What Makes a Good Gas Shale?
Schlumberger has the answer
Doug Bentley, European Unconventional Resources Manager at Schlumberger says that his company has evaluated over 1200 shale gas pilot wells, evaluated more than 30 North American shale basins, and 15 more outside of North America.
“What Makes a Good Gas Shale” – was the title of Bentley's talk at the Global Shale Gas Forum in Berlin, Germany.
Based on what he called “horizontal production logs” Bentley spoke about the key parameters for good shale. “On the geology side from what we’ve done, the key things we come back to are: having the gas in place, permeability, organic richness, thermal maturity, and reservoir pressure.”
On the engineering side, he said frac containment, conductivity and compatibility were crucial.
One of his slides showed the mineral framework and pore system of both conventional sandstone and shale.
“If you put conventional sandstone up against an organic shale, the latter has much more complexity to it. It’s the kerogen (an organic material) where you find most of the pore space,” he explained.
“In the Barnett, permeability does matter – it makes for a better well,” said Bentley. “It can result in a doubling of well performance. So, yes, it does matter.”
Perm vs. saturation was also a topic he touched upon.
He said, “Higher clay volumes bring up higher saturations. As the saturation goes up, the permeability comes down. We have data from a lot of wells – you can see the plot shows an increase of permeability; higher TOC and clay volume. Then, you’re shutting down the system.”
Bentley explained, “That’s why you have to understand where to place the laterals.”
He also talked about what he termed “Wettability” - hydrophobic versus hydrophilic (i.e. does it like water or not?).
“Kerogen is hydrophobic, which is good for us,” said Bentley. “If you throw a piece of shale in a bucket of water, it starts bubbling and everyone gets excited.”
“These are very highly laminated by nature,” he explained. “You’ll find systems that are clay rich.

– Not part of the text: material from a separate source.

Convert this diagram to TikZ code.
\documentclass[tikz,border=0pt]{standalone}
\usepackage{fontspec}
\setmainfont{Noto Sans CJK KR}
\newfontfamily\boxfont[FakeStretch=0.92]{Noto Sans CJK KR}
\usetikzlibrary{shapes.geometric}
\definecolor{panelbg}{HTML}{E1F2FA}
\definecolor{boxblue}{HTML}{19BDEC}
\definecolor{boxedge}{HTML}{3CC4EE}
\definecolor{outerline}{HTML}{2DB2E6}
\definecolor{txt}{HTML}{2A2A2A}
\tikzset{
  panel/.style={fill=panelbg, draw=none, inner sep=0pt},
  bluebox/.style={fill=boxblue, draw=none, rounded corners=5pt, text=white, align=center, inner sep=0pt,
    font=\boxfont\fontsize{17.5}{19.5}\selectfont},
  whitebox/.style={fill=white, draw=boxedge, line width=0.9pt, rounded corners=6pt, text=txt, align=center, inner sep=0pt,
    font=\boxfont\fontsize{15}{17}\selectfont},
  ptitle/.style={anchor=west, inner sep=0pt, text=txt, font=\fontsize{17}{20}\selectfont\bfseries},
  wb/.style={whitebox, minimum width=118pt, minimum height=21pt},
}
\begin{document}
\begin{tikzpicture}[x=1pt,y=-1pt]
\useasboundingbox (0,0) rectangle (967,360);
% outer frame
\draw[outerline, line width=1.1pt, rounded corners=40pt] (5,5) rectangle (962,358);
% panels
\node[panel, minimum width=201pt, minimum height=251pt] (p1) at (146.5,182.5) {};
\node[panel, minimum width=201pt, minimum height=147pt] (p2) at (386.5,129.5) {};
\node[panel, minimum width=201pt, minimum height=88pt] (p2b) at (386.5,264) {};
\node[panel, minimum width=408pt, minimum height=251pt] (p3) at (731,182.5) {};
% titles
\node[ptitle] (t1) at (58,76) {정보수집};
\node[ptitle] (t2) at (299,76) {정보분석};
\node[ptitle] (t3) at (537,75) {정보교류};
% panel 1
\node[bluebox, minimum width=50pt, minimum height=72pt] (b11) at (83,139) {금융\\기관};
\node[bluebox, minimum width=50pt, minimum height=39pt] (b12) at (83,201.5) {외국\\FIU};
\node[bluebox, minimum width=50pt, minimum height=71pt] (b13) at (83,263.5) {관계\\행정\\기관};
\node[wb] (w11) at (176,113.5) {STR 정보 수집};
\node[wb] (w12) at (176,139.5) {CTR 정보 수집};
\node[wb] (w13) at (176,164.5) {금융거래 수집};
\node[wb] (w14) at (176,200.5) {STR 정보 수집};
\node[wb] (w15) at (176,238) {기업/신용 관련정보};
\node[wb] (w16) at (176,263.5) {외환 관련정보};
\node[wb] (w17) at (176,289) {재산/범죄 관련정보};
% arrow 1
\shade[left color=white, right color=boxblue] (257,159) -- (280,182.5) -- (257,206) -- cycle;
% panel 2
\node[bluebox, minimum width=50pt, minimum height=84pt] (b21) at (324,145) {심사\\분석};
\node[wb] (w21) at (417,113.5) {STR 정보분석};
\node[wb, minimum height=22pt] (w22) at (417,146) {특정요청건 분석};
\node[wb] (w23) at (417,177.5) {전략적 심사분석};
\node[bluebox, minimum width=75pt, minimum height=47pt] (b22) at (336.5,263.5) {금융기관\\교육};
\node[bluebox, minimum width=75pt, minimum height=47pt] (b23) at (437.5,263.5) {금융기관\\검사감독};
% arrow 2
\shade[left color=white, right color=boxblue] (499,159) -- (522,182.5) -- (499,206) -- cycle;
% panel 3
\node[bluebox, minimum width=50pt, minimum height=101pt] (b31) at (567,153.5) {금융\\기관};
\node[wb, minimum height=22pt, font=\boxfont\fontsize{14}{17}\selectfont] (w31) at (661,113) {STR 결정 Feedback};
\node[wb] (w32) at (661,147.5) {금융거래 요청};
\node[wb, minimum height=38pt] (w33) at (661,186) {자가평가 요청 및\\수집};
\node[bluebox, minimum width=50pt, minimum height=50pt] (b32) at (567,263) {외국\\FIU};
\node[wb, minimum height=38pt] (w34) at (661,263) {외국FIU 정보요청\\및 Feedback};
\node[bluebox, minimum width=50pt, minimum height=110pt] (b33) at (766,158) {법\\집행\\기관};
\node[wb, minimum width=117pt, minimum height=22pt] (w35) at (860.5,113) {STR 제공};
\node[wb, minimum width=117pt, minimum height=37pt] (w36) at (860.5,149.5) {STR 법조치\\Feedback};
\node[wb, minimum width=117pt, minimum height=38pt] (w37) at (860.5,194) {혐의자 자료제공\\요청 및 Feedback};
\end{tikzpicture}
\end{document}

If you look at them in a vertical sense, when you try and stimulate these rocks you’ll have permeability layers that exist within the system.”

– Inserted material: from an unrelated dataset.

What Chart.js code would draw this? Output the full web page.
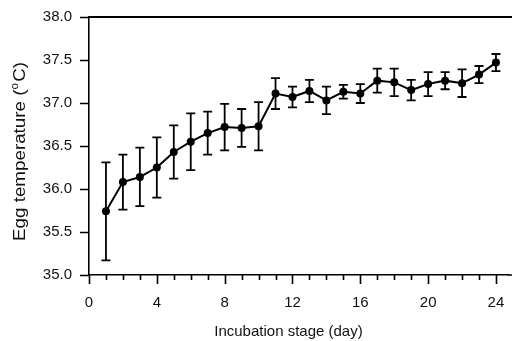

“It’s important to know what this rock looks like and how it’s going to break,” Bentley said of shale. “It can be very anistropic due to laminations. Vertical and horizontal shears are not the same.”
Bentley said a shale could be a bit like an Oreo cookie: “The difference between these stresses can be great. You need 3-d shear measurements, as calculating the stress can make a huge difference.”

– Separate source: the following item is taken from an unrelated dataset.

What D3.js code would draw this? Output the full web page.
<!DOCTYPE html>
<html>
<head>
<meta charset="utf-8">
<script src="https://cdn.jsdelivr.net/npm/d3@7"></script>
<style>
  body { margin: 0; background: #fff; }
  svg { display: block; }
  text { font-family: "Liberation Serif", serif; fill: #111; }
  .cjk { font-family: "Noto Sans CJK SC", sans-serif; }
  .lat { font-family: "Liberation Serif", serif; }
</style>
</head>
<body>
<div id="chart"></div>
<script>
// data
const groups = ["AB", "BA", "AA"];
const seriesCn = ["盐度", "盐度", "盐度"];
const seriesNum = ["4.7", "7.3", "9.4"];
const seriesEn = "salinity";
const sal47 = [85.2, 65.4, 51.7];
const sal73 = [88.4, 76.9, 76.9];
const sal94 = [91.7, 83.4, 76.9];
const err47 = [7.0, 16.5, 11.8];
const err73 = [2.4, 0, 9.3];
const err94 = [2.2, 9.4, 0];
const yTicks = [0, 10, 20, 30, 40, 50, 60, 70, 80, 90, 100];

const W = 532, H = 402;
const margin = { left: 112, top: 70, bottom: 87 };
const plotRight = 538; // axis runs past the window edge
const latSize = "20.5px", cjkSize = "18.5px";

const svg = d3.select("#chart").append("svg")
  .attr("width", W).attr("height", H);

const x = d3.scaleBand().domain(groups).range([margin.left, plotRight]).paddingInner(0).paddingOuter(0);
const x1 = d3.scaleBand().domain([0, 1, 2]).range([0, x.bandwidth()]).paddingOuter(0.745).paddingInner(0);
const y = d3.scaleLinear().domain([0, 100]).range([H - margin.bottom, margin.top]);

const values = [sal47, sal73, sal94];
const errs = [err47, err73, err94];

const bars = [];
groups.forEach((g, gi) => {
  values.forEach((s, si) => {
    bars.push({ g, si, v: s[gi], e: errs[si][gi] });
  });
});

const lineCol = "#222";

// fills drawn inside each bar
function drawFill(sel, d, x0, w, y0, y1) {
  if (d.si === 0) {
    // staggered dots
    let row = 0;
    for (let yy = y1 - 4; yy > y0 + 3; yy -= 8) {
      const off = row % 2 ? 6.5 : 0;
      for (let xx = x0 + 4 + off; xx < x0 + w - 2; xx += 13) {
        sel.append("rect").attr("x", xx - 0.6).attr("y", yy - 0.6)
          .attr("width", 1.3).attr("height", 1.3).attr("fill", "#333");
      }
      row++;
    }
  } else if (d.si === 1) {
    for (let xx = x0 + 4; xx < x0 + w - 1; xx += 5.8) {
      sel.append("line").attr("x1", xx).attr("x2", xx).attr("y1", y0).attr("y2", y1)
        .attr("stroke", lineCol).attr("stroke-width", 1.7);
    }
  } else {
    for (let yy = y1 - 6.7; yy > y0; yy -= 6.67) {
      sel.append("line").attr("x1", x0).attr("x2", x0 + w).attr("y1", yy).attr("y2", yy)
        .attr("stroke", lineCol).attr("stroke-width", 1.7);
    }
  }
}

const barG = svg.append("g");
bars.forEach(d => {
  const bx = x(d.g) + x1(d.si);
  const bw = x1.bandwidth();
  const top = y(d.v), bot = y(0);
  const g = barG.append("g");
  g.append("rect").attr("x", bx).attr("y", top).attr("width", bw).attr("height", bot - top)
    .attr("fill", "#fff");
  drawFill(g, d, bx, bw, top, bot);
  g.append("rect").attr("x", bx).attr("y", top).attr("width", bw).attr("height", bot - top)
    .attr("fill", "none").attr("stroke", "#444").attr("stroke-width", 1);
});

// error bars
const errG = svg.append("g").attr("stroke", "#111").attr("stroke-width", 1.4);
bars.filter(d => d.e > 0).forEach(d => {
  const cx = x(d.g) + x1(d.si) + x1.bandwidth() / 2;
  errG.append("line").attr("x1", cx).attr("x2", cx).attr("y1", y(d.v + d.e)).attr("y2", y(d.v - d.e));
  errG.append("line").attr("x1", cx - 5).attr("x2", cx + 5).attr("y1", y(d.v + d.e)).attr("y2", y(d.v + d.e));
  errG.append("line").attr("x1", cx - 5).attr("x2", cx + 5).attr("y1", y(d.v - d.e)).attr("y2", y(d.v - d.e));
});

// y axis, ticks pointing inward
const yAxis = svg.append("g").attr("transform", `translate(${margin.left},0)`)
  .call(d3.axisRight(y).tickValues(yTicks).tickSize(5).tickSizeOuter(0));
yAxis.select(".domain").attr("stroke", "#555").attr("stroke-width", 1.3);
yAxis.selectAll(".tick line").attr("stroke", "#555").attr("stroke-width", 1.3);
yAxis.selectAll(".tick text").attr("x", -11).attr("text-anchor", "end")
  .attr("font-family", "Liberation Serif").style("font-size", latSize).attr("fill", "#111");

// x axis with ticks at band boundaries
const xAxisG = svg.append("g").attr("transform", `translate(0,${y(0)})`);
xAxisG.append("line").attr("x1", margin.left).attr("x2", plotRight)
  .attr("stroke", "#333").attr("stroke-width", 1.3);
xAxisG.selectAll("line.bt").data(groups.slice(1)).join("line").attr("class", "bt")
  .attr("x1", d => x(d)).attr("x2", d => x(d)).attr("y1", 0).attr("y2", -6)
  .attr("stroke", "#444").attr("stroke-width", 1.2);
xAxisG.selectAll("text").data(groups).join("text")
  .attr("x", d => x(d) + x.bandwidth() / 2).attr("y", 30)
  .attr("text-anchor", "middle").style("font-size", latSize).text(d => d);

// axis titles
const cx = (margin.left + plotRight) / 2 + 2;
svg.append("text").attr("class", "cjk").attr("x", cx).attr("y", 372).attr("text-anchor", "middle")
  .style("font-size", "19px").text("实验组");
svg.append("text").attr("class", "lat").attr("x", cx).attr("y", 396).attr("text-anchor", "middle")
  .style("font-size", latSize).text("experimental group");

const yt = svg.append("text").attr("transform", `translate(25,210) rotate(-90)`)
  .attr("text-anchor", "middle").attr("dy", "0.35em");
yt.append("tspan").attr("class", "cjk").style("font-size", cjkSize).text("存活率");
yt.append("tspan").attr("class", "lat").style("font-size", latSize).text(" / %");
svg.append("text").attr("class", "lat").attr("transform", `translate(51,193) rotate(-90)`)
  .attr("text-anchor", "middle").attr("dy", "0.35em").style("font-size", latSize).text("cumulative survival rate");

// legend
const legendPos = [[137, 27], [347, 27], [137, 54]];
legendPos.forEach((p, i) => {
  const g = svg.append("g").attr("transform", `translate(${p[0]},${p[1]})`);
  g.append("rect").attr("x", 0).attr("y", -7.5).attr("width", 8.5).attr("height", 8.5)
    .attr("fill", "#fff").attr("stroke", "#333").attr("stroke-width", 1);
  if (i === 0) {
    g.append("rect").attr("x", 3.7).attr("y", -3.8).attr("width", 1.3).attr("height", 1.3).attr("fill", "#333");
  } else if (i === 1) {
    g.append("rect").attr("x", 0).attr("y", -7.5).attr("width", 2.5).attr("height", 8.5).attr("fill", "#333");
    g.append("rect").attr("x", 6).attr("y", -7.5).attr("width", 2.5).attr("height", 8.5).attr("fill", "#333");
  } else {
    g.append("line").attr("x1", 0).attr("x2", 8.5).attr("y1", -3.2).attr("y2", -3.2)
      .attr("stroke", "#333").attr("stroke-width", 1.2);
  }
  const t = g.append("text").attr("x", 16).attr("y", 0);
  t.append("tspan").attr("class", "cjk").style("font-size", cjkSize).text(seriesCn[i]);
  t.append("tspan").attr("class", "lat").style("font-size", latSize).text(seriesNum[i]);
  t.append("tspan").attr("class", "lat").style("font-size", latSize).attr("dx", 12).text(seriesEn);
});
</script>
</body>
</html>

It depends on the vertical variability of the stress, he said, reporting,
“Changing the placement of the well bores can actually double the IPs.”
Bentley went on to explain his “economic shale gas conclusions.”
“The gas is in place, it has good matrix permeability, and conductive hydraulic fractures of adequate height and surface area. These are all driven by TOC; clay content and type; and vertical distribution of clay minerals (anisotropy). Understanding where you can place these well bores is key.”
“These are good concepts, the models are there, there’s a tremendous amount of data,” said Bentley.
“In Europe there’s the challenge that there’s not a lot of data – there will be huge areas and decisions will have to be made in 3-5 years. ‘Keep drilling or move on?’”
“This needs to be tied in to seismic to identify the sweet spots. If you can evaluate a certain area rather quickly, you cut your risk as quickly as possible. The resource can then be quickly evaluated,” he concluded.